Baltimore collector bought 'Star-Spangled Banner' for $170

December 11, 2010|By Frederick N. Rasmussen, The Baltimore Sun

Lester S. Levy bagged his first-edition copy of "The Star-Spangled Banner" in 1940 for $170, appreciably less than an anonymous buyer plunked down — $506,5000 — 70 years later on Dec. 3 at Christie's Auction House in New York, for the rare two-page piece of sheet music, one of 11 copies extant.

My colleague, Chris Kaltenbach, writing in The Baltimore Sun, reported that the sale doubled its pre-auction estimates and set a world record for a single piece of sheet music.

Levy was the scion of an old Baltimore straw hat-making family — the M.S. Levy Co. — that had been founded by his grandfather in 1866, eventually growing to become the largest maker of summer straw hats in the United States.

Levy, who graduated from the Johns Hopkins University in 1918, went to work for the family business and rose to become president of Men's Hats Inc., successor to M.S. Levy Co.

It was Levy's love of the piano that steered him toward collecting sheet music, which he began to do in earnest by 1930, when he made his first $6 purchase in the shop of a Charles Street stamp dealer for a dozen copies of sheet music that dated to the 1850s and 1860s.

"All my life I have been a pianist, a very poor one it is true, but one who would sit down at a piano at the drop of a hat," he told Hopkins in an interview years ago.

Being on the road in the early days of his business career afforded Levy the opportunity to forage in old bookshops for copies of American popular music.

Levy, who lived in Pikesville, saw his collection expand to some 30,000 pieces, covering the years 1780 to 1980.

Topics included wartime, patriotic, presidential, minstrel music, music celebrating opera, stage and movie stars, transportation, drinking, temperance, theatrical, circus, dancing, collegiate, romantic, sentimental, fraternal orders and even smoking.

Levy carefully catalogued and cross-referenced each piece by author, composer, subject and title.

It had been Levy's quest to acquire a first-edition copy of "The Star-Spangled Banner," which had been published by Thomas Carr's Music Store at 36 Baltimore St. a month after Francis Scott Key witnessed the bombardment in 1814 from the deck of a cartel ship anchored some eight miles away from Fort McHenry.

Levy delighted in retelling the story through the years of how the acquisition of the desired and highly collectible copy of "The Star-Spangled Banner" sheet music nearly slipped through his hands.

He had heard about a copy for sale in New York in 1938, and after looking at it, declined to purchase it because its back cover was torn.
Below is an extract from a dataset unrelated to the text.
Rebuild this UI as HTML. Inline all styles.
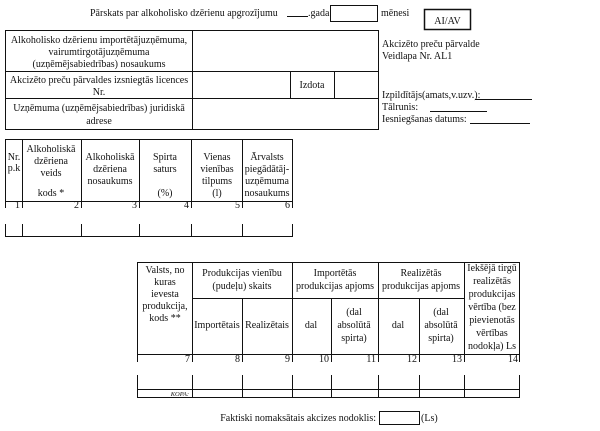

He wanted a perfect copy.

A music publisher friend purchased it instead and promised Levy that if he learned of another copy for sale, he'd contact him.

Levy's chance came two years later, when his friend called and said there was a copy available for sale in Hagerstown.

"He gave me the name and phone number of the man who had it. I called up this guy, who was named Eaton," Levy recalled in a 1989 Evening Sun interview. "He said he would sell me the copy and would meet me outside the hotel in Hagerstown where he was staying."

Accompanied by his wife, Eleanor, Levy drove to Hagerstown, barely able to conceal his excitement. There they made contact outside the hotel with Eaton. Levy described him as "mysterious."

"We went upstairs to his room, and he opens a drawer and pulls out a copy of the Saturday Evening Post. He had hidden the copy of 'The Star-Spangled Banner' between two pages of the magazine," he told the newspaper.

"I knew it was genuine, and I said I would buy it. He wanted $150. I didn't have that much money on me, so I gave him a check for $20 and my personal note for the rest of it and told him he could cash the note with a friend of mine named Elliott Shapiro, the music publisher in New York," he said.

On their way back to Baltimore with his booty safely in hand, the couple decided to stop at a carpentry and antiques shop on the outskirts of Hagerstown that was owned by a man named Knodle.

Knodle informed Levy that he had a half-dozen bound books of sheet music that he would sell for $150.

As he examined the books, contemplating their purchase, he turned to a page where two sheets had been cut out. His curiosity now aroused, he went to his car and returned with his recent purchase.

To his astonishment, his copy of "The Star-Spangled Banner" fit perfectly in the missing space.

Levy now had to confront the fact that he was dealing with a thief and in possession of what he told The Evening Sun was "hot goods."

He returned the missing pages to Knodle and explained what had happened earlier in the day. He offered to buy the books at Knodle's original $150 asking price.

Knodle said he wanted to think the deal over and would need at least a week to do it.

On the long ride back to Baltimore, Levy suddenly remembered that he had to call his friend Shapiro in New York City, who was to cash his note once Eaton came calling.